Mayor Lightfoot’s Austerity Budget Drowned Out by a Sea of Red and Purple
More than 30,000 members of CTU, SEIU Local 73 and our allies and supporters rallied downtown. We demanded resources for school nurses and social workers, to raise the wages of school staff—PSRPs, bus drivers—who serve our students, but remain the working poor. Loop workers were stunned and uplifted by the streams of educators who made their way from four staging sites to surround City Hall. Marchers chanted, danced and—most important—we shut it down.
At the same time, Mayor Lightfoot gave a budget address that almost entirely avoided the crisis that CPS faces. Hers was a message of austerity that shifted blame to Springfield, while maintaining the broken priorities that make our schools suffer. In the mayor’s “record TIF surplus,” she promised $136 million to CPS and immediately took back $100 million in payments to the City. This was a budget address about broken promises, regressive taxes that hurt working class families—and continuing to put the interests of the wealthy ahead of the rest of us.
Centering School Staff in Poverty
This evening, CTU and SEIU held a Town Hall on the conditions facing school staff who are working full time for our students, yet are paid below the poverty line.

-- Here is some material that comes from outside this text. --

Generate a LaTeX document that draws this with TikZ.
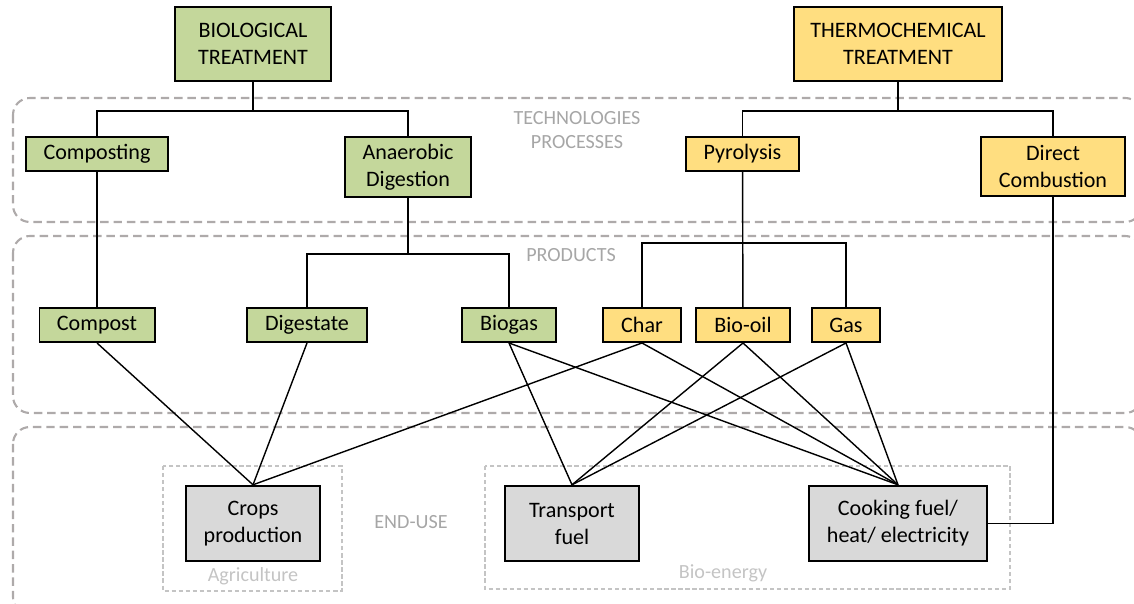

Today, CTU released a video featuring Bargaining Team member Willie Cousins, a teacher aide, and detailing his struggle to provide for his children on the wages CPS parses out.
Eighty issues resolved, but not the big ones
We now have 80 tentative agreements with the Board over issues that are important to our members, but involve minutiae of teaching that only particular members will appreciate in relation to their own work lives. Unfortunately, these agreements were impossible to reach with the Board of Ed until we went on strike. So, there is progress on the smaller issues—issues that are “not sexy,” as Vice President Stacy Davis Gates noted. However, there is still a long way to go on major issues like class size and staffing. Negotiations continue on essential issues, but we must keep up the fight.
VP Davis Gates was asked about the impact of the strike on student athletes. She recalled her own days as a student athlete—attributing the discipline and striving that she learned in her student days to the ability to hold strong at the bargaining table. She debunked the idea that the strike would affect athletic scholarships. At the same time, she acknowledged the disappointment and hurt that student athletes will experience in not getting to compete at the championship level for which they’ve trained so hard. She apologized for this, while noting that this strike will impact future student athletes positively for our holding strong.
Finally, she reminded reporters that the language of this contract will not “follow our members home,” but will remain in the neighborhoods of Chicago that need support. As she related the blight in communities where our members support students, she recognized our members as “gladiators for justice,” fighting for our students and for the benefit of all society.
6:30 a.m. Pickets
Tomorrow, members return to the picket lines at 6:30 a.m. Our strike is making a difference, but we still have to prove to the mayor that she will not break our unity or our resolve. Today, workers in the loop witnessed the awesome power of educators united. Tomorrow, they need to see that same unity, power and determination at your schools. Keep up the fight!
10:30 – noon Community canvass in your neighborhood
Staff of the CTU and SEIU will provide new leaflets to strike captains for members to distribute to families, available for pickup at 6:00 a.m. Each school should choose a location at 10:30 a.m. where they can fan out to talk one-to-one with neighbors. Knock on doors, meet people outside their grocery and convenience stores, talk to folks at bus stops and CTA turnstiles. This strike isn’t about CTU officers or just about waves of marching unionists. It’s about the individuals who support our students every day, and the children who rely on us. Let the parents and community members around your school hear from you directly, person to person, about the issues that affect you and your students as you guide.
3:00 pm Civil Disobedience training
As Mayor Lightfoot tries to dig in her heels, it becomes essential that our union get creative. The mayor has tried to escalate, but we can escalate, too. We know that without struggle there can be no progress. We’ve learned that lesson from those who fought before us—and we’ve used these tactics before effectively, including in the run-up to the 2012 strike. On Thursday, members and supporters who are ready to step it up a notch are encouraged to attend this civil disobedience training. We will learn from the tactics that ended Jim Crow and stopped the Vietnam War. Together, with creativity and love, we shall overcome the attacks on public education and win the schools our students deserve.